* **Exercise instructions**: Only the lines from the start of the data to the line containing "pre_ls2_yerr = [0.02, 0.02, 0.02, 0.02, 0.02, 0.02, 0.02]", both included, should be output, exactly and without pictures.

══════

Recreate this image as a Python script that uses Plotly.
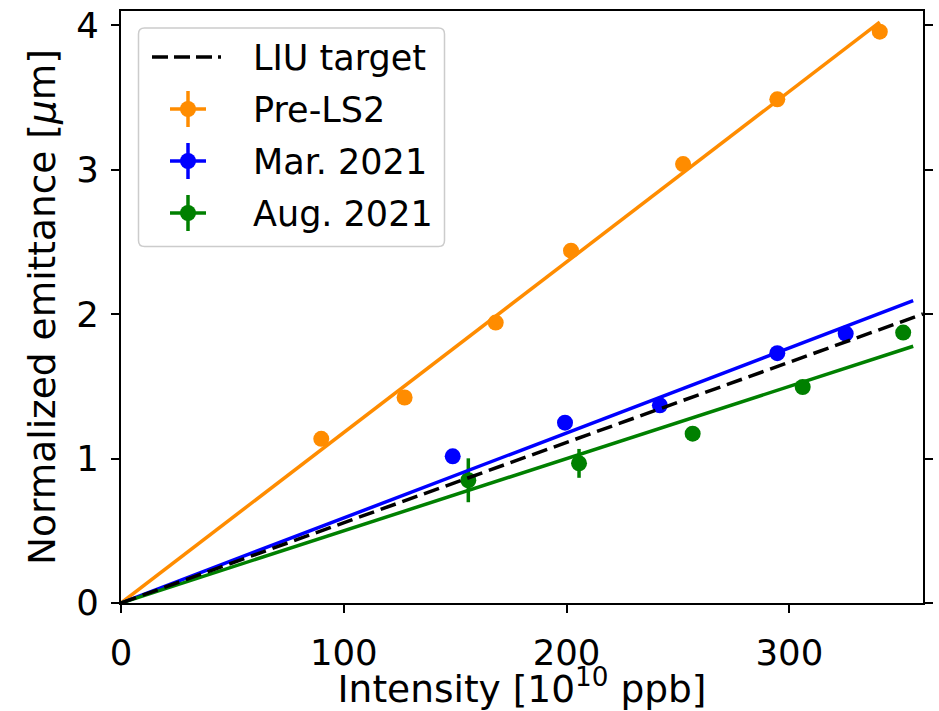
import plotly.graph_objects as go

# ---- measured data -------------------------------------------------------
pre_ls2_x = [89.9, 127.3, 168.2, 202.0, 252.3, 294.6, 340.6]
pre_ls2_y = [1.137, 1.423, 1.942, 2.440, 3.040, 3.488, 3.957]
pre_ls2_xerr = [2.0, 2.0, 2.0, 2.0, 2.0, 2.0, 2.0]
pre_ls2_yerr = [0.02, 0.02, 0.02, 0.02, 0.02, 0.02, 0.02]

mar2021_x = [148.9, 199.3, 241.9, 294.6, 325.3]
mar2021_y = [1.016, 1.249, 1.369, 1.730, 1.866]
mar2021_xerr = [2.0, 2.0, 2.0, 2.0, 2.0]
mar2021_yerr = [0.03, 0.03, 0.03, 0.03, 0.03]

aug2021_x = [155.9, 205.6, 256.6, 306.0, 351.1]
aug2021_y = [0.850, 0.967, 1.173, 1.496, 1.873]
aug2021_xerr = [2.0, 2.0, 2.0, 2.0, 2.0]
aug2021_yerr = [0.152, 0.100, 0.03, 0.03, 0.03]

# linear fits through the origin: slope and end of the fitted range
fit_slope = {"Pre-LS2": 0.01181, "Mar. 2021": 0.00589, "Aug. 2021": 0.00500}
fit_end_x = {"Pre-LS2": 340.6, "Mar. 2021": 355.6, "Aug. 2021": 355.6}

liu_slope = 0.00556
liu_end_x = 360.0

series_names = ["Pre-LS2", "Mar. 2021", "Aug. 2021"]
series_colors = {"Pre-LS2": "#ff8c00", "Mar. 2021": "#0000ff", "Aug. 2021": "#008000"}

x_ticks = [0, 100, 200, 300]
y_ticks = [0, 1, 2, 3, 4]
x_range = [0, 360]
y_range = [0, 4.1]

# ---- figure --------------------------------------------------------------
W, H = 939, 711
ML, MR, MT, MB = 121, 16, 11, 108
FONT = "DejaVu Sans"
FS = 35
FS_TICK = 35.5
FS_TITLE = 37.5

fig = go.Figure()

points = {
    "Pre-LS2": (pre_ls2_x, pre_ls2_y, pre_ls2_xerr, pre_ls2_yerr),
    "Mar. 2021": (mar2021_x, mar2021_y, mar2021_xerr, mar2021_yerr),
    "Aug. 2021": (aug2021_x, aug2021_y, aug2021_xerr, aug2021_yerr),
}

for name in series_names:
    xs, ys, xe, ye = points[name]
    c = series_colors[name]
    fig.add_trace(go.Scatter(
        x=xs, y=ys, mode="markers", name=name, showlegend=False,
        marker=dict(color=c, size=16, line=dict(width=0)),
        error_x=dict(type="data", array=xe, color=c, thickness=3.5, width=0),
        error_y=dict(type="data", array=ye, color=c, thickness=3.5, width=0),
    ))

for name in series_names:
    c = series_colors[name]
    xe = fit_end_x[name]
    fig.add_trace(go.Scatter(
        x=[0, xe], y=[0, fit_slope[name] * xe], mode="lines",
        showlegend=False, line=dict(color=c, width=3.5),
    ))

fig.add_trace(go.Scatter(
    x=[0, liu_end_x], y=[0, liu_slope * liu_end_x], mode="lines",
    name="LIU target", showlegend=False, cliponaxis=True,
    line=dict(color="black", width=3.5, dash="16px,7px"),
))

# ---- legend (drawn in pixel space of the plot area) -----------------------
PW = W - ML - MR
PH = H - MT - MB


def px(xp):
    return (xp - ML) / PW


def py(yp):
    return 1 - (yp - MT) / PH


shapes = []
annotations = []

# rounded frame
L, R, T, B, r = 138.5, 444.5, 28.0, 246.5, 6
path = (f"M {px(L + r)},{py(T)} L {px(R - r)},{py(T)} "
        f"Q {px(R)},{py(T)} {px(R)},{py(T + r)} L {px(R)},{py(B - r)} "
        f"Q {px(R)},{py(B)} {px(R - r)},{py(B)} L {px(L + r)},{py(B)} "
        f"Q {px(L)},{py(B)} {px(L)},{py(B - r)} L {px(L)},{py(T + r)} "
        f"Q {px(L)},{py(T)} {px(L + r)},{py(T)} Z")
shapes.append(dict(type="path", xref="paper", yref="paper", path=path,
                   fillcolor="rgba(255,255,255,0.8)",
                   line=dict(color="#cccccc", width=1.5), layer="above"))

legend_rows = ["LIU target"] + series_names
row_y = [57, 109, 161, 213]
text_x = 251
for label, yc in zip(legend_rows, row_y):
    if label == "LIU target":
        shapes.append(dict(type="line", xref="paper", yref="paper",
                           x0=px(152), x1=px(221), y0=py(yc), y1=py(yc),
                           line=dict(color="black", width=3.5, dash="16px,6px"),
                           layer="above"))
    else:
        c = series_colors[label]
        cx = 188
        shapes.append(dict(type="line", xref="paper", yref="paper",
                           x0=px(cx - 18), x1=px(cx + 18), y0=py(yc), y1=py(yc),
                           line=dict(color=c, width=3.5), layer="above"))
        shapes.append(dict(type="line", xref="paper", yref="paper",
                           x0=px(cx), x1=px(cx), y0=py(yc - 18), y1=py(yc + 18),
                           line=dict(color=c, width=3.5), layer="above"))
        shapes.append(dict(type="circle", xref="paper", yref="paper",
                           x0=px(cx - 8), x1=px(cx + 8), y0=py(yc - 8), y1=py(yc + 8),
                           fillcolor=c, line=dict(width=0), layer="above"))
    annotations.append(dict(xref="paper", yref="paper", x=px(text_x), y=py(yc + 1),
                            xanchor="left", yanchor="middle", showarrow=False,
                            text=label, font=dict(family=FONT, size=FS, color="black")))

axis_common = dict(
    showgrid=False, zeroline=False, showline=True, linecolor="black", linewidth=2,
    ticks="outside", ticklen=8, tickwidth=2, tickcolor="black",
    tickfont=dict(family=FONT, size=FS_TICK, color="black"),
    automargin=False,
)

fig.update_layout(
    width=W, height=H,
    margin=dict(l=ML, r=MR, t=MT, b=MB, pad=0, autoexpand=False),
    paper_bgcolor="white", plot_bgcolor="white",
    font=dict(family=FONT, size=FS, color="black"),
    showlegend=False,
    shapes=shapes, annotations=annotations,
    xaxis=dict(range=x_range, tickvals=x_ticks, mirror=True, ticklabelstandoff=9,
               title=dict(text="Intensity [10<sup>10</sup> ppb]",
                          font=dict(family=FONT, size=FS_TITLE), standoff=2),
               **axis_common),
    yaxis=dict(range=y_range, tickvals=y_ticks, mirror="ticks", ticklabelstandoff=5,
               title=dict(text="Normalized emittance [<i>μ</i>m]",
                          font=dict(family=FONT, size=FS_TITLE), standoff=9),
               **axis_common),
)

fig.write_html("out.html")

══════

* **Reply**:
Recreate this image as a Python script that uses Plotly.
import plotly.graph_objects as go

# ---- measured data -------------------------------------------------------
pre_ls2_x = [89.9, 127.3, 168.2, 202.0, 252.3, 294.6, 340.6]
pre_ls2_y = [1.137, 1.423, 1.942, 2.440, 3.040, 3.488, 3.957]
pre_ls2_xerr = [2.0, 2.0, 2.0, 2.0, 2.0, 2.0, 2.0]
pre_ls2_yerr = [0.02, 0.02, 0.02, 0.02, 0.02, 0.02, 0.02]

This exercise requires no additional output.